La crisis del euro es la metástasis de este modelo de construcción europea por el pueblo pero sin el pueblo. Los creadores de la moneda única sabían perfectamente que el euro necesitaría una política monetaria, una fiscal y una económica. De las tres, la más fácil -la menos política- era la monetaria. Y en la mejor tradición europea echaron a andar, llenando de euros el bolsillo de unos ciudadanos a los que nadie explicaba las consecuencias, si finalmente el diseño de las tres políticas no se completaba. La crisis ha sido el momento de llevar a cabo esa tarea. Pero la política fiscal implica redistribución de rentas. Y no hay nada más político que redistribuir rentas. Y no hay nada más difícil que hacerlo cuando se han hecho más exiguas. Los ciudadanos alemanes o finlandeses, legítimamente, se han negado. Y el modelo ha colapsado.

El despotismo ilustrado se ha agotado. Es ilustrativo recordar cómo llegó a su fin en el siglo XVIII. La burguesía, la parte más dinámica de ese populacho al que no había qué preguntar, reclamó su papel en el gobierno apoyándose en que los recursos que lo hacían posible salían de su bolsillo y, sobre todo, al proclamarse portadores de una nueva razón, la del mercado, a sus ojos mucho más natural y racional que la de una élite aristocrática desconectada de la realidad.

¿Y ahora qué? La primera tarea es, evidentemente, resolver la crisis del euro. Cualquier solución pasa por un modelo fiscal que implique pérdida de soberanía para todos los Estados de la Eurozona. Si no se avanza, y rápido, en esa dirección, que implica todas las soluciones parciales que se han escrito (eurobonos, tesoro europeo, super comisario económico dependiente de Comisión y Consejo, etcétera) el colapso de la moneda única es inevitable.

Pero más allá de la imperiosa necesidad de salvar la moneda única, el reconocimiento de la realidad, de los límites democráticos de la construcción europea, va a marcar el futuro de la Unión. Las soluciones parciales de este último año y medio están ya teniendo profundas consecuencias en los equilibrios internos de la Unión y anticipan el modelo futuro. Es perceptible ya una mayor influencia de los gobiernos en detrimento de las instituciones comunitarias. Esto es lógico si tenemos presente que se está dirimiendo, como antes se señalaba, uno de los problemas más políticos a los que se enfrenta una sociedad: cómo distribuir la riqueza. El peligro de este cambio en el equilibrio interno es que la debilidad de la Comisión se extienda a áreas ya consolidadas y que funcionan correctamente como el mercado único o la política de competencia.

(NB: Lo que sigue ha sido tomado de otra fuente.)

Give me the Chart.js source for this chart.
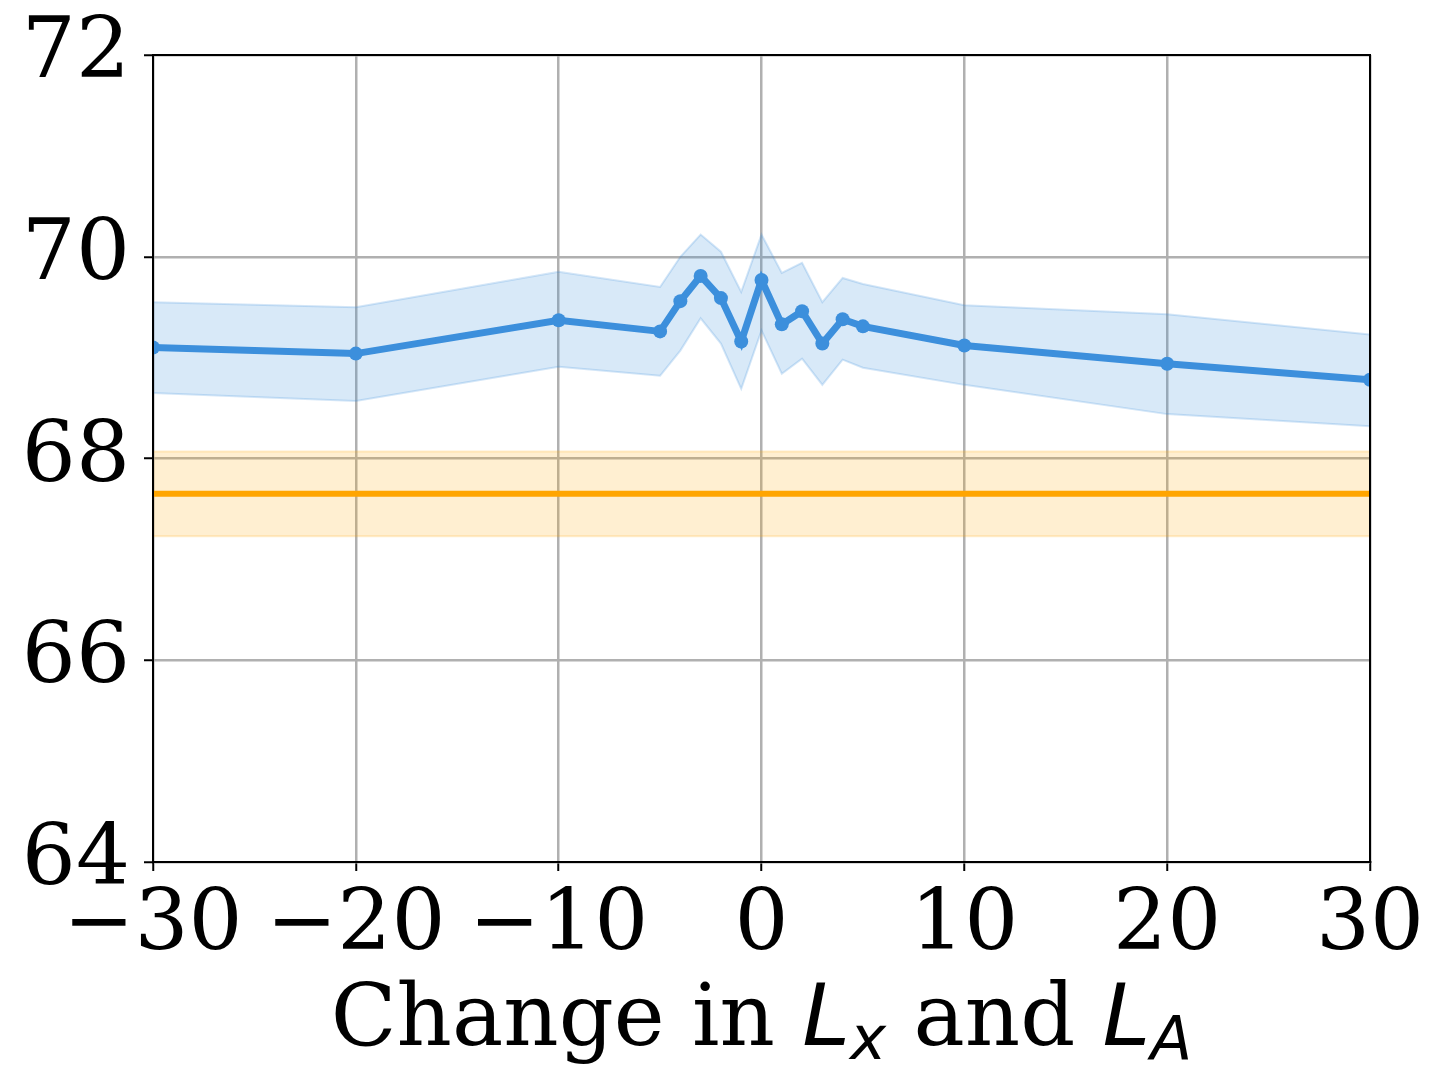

Está hundiéndose también la ficción de que todos los Estados miembros son iguales. Nunca funcionó en realidad, pero, ¿alguien cree ahora que Grecia o Portugal tienen derecho de veto en nada? En política exterior, el repliegue de la Unión sobre sí misma buscando la solución del problema se ha traducido en una sensible pérdida de proyección exterior, precisamente en el momento en que el Tratado de Lisboa había creado los mecanismos para reforzar esa proyección. En el orden interno, se está abriendo un foso entre los Estados miembros del euro y los que no lo son. Cualquier solución a la crisis tendrá necesariamente que aumentar esas diferencias con consecuencias también inciertas para el futuro.

Pero la ruptura más dramática, y la más difícil de recomponer en el futuro, es el resurgimiento del nacionalismo definido, en el más puro estilo histórico europeo, no ya como plasmación de una identidad sino como afirmación frente al otro. Basta leer la prensa griega o alemana u holandesa para darse cuenta de la dimensión que está alcanzando esta tendencia. No olvidemos que la principal magia de la construcción europea fue precisamente hacer olvidar esa afirmación yuxtapuesta de identidades.

Si queremos recuperar esa magia, la Unión Europea debe centrarse en proporcionar los bienes públicos que la gente necesite y acepte. La Unión ha buscado su legitimación de dos maneras. En primer lugar, por la eficacia, sirviendo a los ciudadanos mejor que sus Estados; en segundo lugar, mediante la narrativa de un futuro maravilloso de ilustrados, visionarios del futuro. Esta narrativa está muriendo, el sueño europeísta se está convirtiendo en una pesadilla que hace a la gente más pobre. Pero nos queda un sueño mejor: construir una Europa que proporcione a sus ciudadanos lo que sólo ella puede darles: un punto de referencia ante la globalización y una palanca para incorporarse plenamente a un mundo globalizado; un espacio vital sin fronteras mayor, más diverso y más rico.

Corremos el riesgo de convertirnos políticamente en lo que somos geográficamente: una pequeña península de Asia. Sólo una Unión, sin narrativas fantásticas, puede evitarlo y devolvernos el legítimo orgullo de ser europeos.

Por Enrique Mora Benavente, diplomático experto en asuntos europeos.